» **WHAT NEEDS TO BE DONE**
Only the lines from the one containing "Write the D3.js code for this chart." through the one containing "const belkY = [9.5e10, 6.0e11, 8.3e11];" should be output, both ends included and exactly as they appear, minus any pictures.
— start RAW RECORDS —
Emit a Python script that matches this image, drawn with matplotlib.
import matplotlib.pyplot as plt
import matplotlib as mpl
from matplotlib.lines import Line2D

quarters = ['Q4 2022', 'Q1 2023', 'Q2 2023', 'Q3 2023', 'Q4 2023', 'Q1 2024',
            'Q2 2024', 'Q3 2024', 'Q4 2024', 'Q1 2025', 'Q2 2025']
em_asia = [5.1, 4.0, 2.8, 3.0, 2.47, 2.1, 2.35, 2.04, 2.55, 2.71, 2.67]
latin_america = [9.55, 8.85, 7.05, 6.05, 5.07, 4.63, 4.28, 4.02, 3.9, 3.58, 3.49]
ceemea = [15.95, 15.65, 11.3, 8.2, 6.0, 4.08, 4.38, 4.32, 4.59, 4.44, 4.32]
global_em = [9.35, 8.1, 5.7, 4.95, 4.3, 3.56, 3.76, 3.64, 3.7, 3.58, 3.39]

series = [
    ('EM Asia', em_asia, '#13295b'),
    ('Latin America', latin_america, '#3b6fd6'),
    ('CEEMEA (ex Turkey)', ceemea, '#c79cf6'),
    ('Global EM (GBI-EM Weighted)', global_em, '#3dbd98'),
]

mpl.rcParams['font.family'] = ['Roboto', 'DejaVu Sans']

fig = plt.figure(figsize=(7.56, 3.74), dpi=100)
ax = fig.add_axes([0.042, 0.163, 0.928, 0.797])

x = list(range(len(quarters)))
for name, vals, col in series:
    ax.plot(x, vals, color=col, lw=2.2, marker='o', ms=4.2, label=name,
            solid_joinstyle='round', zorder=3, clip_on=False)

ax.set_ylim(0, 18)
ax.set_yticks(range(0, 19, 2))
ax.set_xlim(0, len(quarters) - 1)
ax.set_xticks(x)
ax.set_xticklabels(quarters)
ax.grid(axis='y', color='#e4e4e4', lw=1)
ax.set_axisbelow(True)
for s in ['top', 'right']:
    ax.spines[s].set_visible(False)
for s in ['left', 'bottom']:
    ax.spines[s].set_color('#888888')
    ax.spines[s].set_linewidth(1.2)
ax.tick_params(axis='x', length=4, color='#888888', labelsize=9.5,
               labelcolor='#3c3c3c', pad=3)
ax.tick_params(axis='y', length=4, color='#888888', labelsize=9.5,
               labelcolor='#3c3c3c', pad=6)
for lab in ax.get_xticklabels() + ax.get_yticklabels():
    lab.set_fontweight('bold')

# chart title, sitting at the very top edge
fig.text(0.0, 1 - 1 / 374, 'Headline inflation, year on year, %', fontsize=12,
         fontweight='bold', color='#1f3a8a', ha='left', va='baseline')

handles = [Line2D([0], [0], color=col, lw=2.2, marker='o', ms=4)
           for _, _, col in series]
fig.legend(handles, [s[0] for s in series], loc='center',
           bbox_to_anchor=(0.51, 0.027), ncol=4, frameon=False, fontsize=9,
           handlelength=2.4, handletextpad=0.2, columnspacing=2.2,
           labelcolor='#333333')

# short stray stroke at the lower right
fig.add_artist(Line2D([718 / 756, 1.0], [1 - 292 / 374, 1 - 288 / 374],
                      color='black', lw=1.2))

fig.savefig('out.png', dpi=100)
— end RAW RECORDS —
— start RAW RECORDS —
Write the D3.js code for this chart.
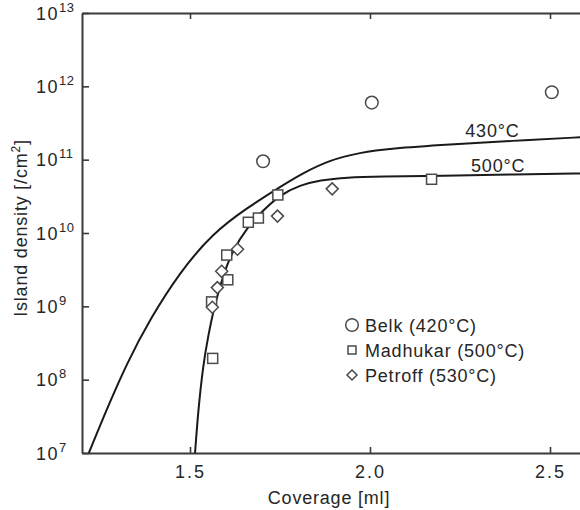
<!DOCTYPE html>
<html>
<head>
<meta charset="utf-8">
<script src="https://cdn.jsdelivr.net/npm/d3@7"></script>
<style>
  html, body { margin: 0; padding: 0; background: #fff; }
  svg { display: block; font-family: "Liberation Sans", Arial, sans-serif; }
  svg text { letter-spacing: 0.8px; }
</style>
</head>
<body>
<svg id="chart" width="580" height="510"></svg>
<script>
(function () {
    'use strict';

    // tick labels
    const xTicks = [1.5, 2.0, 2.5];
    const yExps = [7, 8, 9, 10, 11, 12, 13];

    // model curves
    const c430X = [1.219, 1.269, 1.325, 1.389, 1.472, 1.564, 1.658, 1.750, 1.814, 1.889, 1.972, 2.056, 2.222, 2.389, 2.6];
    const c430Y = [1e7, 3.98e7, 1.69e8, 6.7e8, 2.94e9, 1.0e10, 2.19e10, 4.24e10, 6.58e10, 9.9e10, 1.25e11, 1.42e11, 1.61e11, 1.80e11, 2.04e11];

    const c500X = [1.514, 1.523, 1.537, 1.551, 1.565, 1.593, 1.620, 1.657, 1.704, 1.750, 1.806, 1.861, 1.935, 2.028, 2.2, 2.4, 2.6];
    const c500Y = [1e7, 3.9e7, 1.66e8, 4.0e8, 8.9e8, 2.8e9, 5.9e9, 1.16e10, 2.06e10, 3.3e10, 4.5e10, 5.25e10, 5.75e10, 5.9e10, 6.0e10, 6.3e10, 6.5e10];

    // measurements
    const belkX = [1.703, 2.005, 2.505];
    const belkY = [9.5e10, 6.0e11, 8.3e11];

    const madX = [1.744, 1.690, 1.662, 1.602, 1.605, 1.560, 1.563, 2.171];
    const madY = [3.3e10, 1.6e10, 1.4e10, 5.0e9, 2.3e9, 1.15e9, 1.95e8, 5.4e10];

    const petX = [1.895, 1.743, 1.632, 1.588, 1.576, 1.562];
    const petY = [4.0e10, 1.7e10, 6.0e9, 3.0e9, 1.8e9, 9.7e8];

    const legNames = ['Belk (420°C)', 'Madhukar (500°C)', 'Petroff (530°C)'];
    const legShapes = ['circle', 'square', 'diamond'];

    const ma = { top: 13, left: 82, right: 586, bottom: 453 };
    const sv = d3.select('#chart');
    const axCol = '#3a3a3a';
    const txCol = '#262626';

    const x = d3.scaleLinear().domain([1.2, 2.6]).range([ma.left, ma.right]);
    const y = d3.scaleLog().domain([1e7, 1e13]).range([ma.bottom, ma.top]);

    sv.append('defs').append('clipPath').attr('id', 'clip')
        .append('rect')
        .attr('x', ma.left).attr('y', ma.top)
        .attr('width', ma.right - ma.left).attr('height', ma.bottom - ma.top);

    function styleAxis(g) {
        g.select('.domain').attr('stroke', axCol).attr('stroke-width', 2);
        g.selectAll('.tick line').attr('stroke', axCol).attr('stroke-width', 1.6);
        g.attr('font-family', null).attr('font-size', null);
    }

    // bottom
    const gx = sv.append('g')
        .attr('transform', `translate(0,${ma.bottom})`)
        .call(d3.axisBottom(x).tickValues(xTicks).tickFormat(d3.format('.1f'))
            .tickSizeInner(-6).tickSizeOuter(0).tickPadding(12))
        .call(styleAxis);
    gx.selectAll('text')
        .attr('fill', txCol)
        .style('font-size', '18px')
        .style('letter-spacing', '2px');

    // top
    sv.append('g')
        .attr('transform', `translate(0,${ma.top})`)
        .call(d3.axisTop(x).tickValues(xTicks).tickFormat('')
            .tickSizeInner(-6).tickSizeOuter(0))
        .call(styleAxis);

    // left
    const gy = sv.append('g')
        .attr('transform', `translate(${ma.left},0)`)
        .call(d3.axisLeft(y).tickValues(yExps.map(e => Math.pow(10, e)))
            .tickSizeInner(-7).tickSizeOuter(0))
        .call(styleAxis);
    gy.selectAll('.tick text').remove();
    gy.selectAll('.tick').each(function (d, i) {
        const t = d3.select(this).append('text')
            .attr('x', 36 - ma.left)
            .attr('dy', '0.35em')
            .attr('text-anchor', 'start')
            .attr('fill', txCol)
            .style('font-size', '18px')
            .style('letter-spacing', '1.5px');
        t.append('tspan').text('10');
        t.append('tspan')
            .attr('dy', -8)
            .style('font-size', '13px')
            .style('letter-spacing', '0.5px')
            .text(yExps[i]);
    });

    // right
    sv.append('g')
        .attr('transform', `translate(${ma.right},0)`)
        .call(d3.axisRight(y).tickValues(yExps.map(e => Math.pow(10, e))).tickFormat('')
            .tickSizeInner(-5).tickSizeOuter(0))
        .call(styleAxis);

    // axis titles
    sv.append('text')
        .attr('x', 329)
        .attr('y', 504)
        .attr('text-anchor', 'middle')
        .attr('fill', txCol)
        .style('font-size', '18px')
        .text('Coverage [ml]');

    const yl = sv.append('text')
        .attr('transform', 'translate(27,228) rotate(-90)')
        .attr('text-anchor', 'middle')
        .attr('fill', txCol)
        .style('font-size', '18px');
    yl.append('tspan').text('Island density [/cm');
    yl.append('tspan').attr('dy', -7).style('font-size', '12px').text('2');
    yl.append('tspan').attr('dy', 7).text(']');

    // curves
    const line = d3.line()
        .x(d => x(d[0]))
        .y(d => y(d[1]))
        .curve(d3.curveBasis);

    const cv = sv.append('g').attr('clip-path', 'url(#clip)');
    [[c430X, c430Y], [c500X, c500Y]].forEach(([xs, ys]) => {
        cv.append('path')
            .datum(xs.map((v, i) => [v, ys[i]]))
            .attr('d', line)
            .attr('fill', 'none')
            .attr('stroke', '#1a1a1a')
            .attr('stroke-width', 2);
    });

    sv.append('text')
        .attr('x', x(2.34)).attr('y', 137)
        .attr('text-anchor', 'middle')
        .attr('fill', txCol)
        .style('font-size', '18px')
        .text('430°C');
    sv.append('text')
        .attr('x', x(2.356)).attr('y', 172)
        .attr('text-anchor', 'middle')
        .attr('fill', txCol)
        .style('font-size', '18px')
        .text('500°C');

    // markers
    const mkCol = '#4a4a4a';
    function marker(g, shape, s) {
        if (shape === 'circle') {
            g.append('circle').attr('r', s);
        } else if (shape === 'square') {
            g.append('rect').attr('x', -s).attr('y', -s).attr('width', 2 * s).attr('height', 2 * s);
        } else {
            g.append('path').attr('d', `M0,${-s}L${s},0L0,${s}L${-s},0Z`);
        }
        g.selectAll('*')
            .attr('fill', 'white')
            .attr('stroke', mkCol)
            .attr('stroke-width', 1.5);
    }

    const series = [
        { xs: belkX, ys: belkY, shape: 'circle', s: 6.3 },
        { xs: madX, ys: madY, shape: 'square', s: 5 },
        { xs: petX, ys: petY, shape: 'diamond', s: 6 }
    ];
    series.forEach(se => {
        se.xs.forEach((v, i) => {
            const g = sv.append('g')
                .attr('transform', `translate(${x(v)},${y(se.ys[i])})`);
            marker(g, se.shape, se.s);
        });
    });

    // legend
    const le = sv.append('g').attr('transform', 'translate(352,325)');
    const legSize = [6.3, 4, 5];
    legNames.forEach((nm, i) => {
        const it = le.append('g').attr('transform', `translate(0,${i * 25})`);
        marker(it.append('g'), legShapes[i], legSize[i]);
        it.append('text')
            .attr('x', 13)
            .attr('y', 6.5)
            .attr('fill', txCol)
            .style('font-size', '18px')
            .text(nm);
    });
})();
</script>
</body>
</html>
— end RAW RECORDS —
» **SOLUTION FOR THIS EXERCISE**
Write the D3.js code for this chart.
<!DOCTYPE html>
<html>
<head>
<meta charset="utf-8">
<script src="https://cdn.jsdelivr.net/npm/d3@7"></script>
<style>
  html, body { margin: 0; padding: 0; background: #fff; }
  svg { display: block; font-family: "Liberation Sans", Arial, sans-serif; }
  svg text { letter-spacing: 0.8px; }
</style>
</head>
<body>
<svg id="chart" width="580" height="510"></svg>
<script>
(function () {
    'use strict';

    // tick labels
    const xTicks = [1.5, 2.0, 2.5];
    const yExps = [7, 8, 9, 10, 11, 12, 13];

    // model curves
    const c430X = [1.219, 1.269, 1.325, 1.389, 1.472, 1.564, 1.658, 1.750, 1.814, 1.889, 1.972, 2.056, 2.222, 2.389, 2.6];
    const c430Y = [1e7, 3.98e7, 1.69e8, 6.7e8, 2.94e9, 1.0e10, 2.19e10, 4.24e10, 6.58e10, 9.9e10, 1.25e11, 1.42e11, 1.61e11, 1.80e11, 2.04e11];

    const c500X = [1.514, 1.523, 1.537, 1.551, 1.565, 1.593, 1.620, 1.657, 1.704, 1.750, 1.806, 1.861, 1.935, 2.028, 2.2, 2.4, 2.6];
    const c500Y = [1e7, 3.9e7, 1.66e8, 4.0e8, 8.9e8, 2.8e9, 5.9e9, 1.16e10, 2.06e10, 3.3e10, 4.5e10, 5.25e10, 5.75e10, 5.9e10, 6.0e10, 6.3e10, 6.5e10];

    // measurements
    const belkX = [1.703, 2.005, 2.505];
    const belkY = [9.5e10, 6.0e11, 8.3e11];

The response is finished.